Required task
Your task is to repeat the lines from the line with "What TikZ code" to the line with "(0,0) rectangle (2560,961);", both ends included, and nothing else. Pictures stay out of the copy.

Stored rows
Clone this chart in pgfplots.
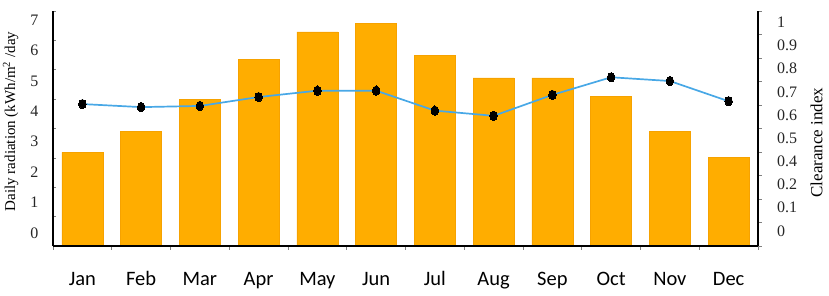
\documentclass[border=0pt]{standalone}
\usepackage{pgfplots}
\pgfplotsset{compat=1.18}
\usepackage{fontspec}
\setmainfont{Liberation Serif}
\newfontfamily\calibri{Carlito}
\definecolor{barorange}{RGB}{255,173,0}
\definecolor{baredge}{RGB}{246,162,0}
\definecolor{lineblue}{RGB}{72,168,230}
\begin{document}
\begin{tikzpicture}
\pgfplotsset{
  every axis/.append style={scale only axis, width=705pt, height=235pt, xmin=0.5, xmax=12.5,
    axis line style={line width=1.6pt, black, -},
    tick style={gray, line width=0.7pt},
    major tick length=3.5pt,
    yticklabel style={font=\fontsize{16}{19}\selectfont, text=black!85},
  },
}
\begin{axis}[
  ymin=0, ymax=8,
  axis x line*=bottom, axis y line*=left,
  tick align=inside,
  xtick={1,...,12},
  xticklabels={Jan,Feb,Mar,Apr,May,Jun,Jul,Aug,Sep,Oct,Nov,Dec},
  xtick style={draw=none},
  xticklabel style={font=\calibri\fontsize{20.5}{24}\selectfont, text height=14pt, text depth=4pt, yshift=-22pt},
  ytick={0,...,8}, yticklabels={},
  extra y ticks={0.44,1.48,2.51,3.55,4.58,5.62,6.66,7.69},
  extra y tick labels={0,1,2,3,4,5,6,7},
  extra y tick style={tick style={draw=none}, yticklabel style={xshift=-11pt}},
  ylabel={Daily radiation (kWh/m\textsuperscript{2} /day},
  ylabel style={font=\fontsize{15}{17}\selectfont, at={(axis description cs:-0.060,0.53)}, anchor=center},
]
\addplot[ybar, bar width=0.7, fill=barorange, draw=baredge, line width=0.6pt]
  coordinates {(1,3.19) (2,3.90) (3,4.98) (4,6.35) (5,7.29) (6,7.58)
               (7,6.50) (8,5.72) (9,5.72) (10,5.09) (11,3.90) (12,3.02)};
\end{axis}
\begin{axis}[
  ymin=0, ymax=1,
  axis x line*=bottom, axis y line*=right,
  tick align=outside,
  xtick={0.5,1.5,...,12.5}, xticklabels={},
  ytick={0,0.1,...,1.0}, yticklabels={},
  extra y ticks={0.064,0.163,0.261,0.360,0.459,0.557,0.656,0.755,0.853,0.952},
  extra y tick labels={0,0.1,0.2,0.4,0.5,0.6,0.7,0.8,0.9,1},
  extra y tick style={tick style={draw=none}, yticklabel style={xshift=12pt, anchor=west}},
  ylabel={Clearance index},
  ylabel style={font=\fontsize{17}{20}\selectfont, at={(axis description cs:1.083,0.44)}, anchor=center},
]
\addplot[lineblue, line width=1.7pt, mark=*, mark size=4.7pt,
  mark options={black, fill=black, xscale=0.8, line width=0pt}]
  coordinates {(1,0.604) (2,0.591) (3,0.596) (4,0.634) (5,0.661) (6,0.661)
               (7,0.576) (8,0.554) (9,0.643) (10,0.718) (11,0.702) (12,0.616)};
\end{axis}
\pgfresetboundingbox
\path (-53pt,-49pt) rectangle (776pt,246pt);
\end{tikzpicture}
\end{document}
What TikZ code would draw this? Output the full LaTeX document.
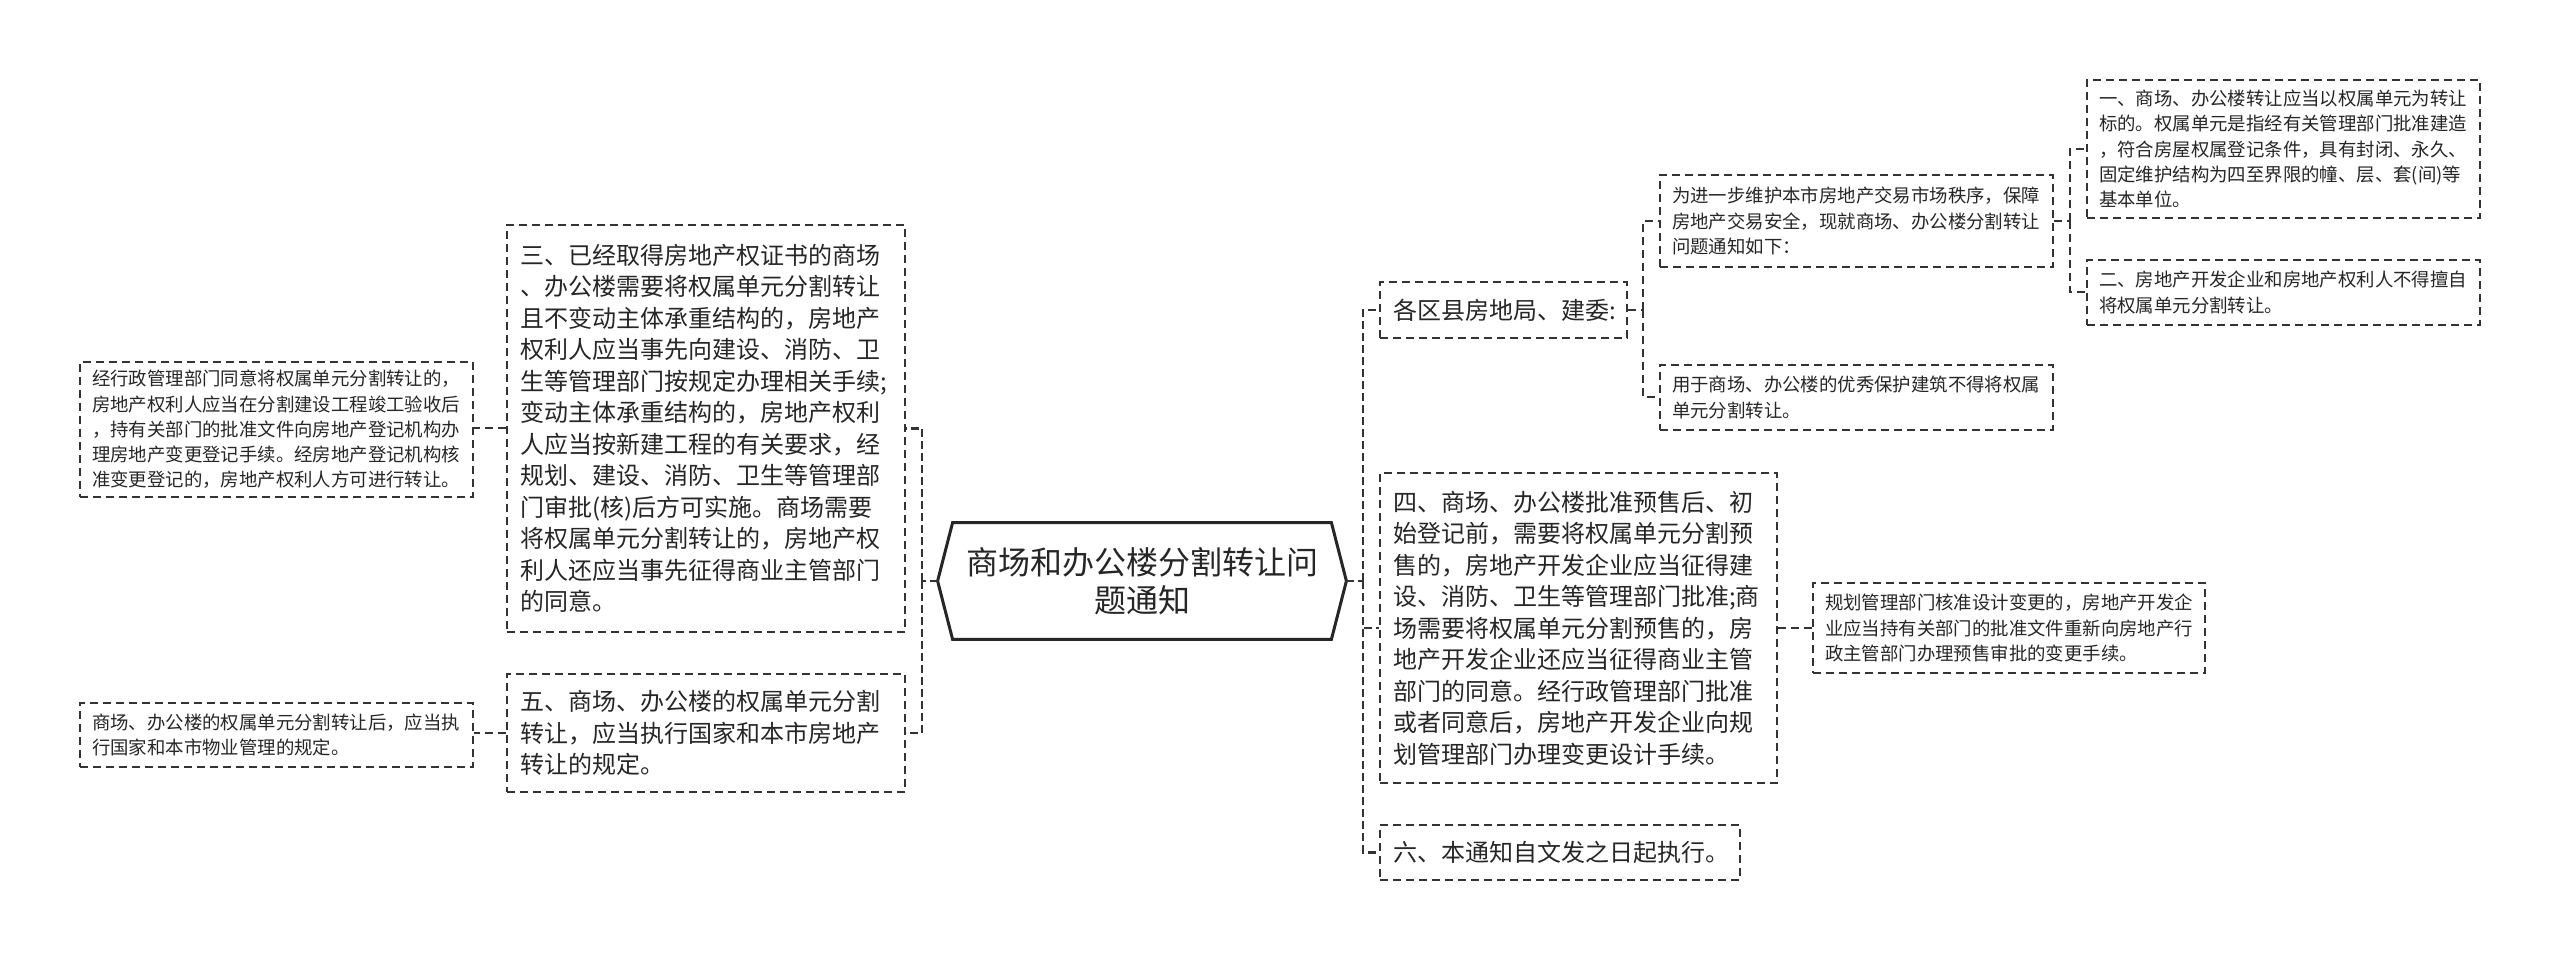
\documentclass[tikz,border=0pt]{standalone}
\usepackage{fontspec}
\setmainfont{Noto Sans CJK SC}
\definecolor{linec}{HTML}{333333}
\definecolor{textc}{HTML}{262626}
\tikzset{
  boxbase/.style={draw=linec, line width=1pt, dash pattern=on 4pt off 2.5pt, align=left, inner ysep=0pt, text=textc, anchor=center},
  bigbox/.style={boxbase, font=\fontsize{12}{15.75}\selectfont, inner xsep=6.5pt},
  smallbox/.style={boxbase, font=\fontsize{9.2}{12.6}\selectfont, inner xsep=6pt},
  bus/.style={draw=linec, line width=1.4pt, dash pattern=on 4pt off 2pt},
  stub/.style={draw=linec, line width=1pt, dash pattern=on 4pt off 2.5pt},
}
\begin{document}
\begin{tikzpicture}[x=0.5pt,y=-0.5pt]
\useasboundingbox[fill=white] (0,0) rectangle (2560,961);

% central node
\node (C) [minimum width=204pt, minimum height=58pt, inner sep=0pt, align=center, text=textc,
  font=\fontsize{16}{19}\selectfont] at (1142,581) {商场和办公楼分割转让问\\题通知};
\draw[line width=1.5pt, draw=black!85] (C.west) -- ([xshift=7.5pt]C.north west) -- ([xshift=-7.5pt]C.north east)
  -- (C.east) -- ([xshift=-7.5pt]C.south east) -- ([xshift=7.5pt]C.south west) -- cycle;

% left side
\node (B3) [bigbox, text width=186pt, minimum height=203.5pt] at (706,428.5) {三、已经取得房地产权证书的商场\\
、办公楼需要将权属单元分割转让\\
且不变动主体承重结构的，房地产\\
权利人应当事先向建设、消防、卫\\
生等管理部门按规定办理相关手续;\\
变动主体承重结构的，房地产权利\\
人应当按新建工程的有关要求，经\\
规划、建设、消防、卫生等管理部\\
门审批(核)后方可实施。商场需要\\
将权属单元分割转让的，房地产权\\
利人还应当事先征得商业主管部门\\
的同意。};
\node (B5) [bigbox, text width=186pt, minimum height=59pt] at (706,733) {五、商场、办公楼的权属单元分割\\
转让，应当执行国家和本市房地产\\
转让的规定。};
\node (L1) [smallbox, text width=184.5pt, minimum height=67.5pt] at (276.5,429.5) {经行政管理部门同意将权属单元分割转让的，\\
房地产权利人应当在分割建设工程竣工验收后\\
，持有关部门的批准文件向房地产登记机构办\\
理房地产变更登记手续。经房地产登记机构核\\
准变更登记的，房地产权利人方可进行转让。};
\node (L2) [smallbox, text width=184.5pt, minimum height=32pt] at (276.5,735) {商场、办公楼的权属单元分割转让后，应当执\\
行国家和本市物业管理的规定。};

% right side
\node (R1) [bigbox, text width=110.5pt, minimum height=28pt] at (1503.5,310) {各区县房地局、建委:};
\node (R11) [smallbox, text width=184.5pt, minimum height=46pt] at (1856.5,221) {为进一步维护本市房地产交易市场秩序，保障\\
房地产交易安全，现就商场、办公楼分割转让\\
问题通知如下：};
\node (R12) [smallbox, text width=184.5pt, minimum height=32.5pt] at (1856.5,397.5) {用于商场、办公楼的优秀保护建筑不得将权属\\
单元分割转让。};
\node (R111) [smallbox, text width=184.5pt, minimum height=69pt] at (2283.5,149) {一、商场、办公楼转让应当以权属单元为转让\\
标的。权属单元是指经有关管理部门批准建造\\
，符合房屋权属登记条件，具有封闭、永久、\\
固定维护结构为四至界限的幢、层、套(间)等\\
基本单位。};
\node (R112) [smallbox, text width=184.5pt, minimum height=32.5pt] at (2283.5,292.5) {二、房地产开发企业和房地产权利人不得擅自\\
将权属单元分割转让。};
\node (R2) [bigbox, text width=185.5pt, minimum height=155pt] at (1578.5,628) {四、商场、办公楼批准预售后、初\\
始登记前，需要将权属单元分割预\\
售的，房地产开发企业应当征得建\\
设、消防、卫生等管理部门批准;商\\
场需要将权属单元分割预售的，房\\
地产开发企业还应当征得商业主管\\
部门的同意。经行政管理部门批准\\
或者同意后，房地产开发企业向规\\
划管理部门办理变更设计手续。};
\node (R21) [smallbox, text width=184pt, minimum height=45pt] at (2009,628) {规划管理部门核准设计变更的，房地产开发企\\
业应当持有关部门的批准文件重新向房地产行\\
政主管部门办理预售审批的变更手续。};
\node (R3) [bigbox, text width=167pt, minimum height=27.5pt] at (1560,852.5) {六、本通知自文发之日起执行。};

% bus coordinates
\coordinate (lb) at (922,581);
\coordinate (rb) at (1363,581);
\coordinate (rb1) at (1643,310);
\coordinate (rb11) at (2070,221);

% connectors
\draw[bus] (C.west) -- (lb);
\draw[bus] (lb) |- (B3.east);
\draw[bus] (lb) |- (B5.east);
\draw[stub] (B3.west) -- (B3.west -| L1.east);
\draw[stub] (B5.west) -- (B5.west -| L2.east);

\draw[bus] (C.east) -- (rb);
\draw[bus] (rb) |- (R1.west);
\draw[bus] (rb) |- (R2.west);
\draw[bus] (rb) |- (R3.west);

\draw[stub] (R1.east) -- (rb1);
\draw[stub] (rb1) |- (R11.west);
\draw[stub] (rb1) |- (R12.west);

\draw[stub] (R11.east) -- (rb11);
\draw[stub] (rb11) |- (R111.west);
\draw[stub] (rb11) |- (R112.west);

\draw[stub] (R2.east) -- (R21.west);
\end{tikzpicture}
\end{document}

Reply to the exercise
What TikZ code would draw this? Output the full LaTeX document.
\documentclass[tikz,border=0pt]{standalone}
\usepackage{fontspec}
\setmainfont{Noto Sans CJK SC}
\definecolor{linec}{HTML}{333333}
\definecolor{textc}{HTML}{262626}
\tikzset{
  boxbase/.style={draw=linec, line width=1pt, dash pattern=on 4pt off 2.5pt, align=left, inner ysep=0pt, text=textc, anchor=center},
  bigbox/.style={boxbase, font=\fontsize{12}{15.75}\selectfont, inner xsep=6.5pt},
  smallbox/.style={boxbase, font=\fontsize{9.2}{12.6}\selectfont, inner xsep=6pt},
  bus/.style={draw=linec, line width=1.4pt, dash pattern=on 4pt off 2pt},
  stub/.style={draw=linec, line width=1pt, dash pattern=on 4pt off 2.5pt},
}
\begin{document}
\begin{tikzpicture}[x=0.5pt,y=-0.5pt]
\useasboundingbox[fill=white] (0,0) rectangle (2560,961);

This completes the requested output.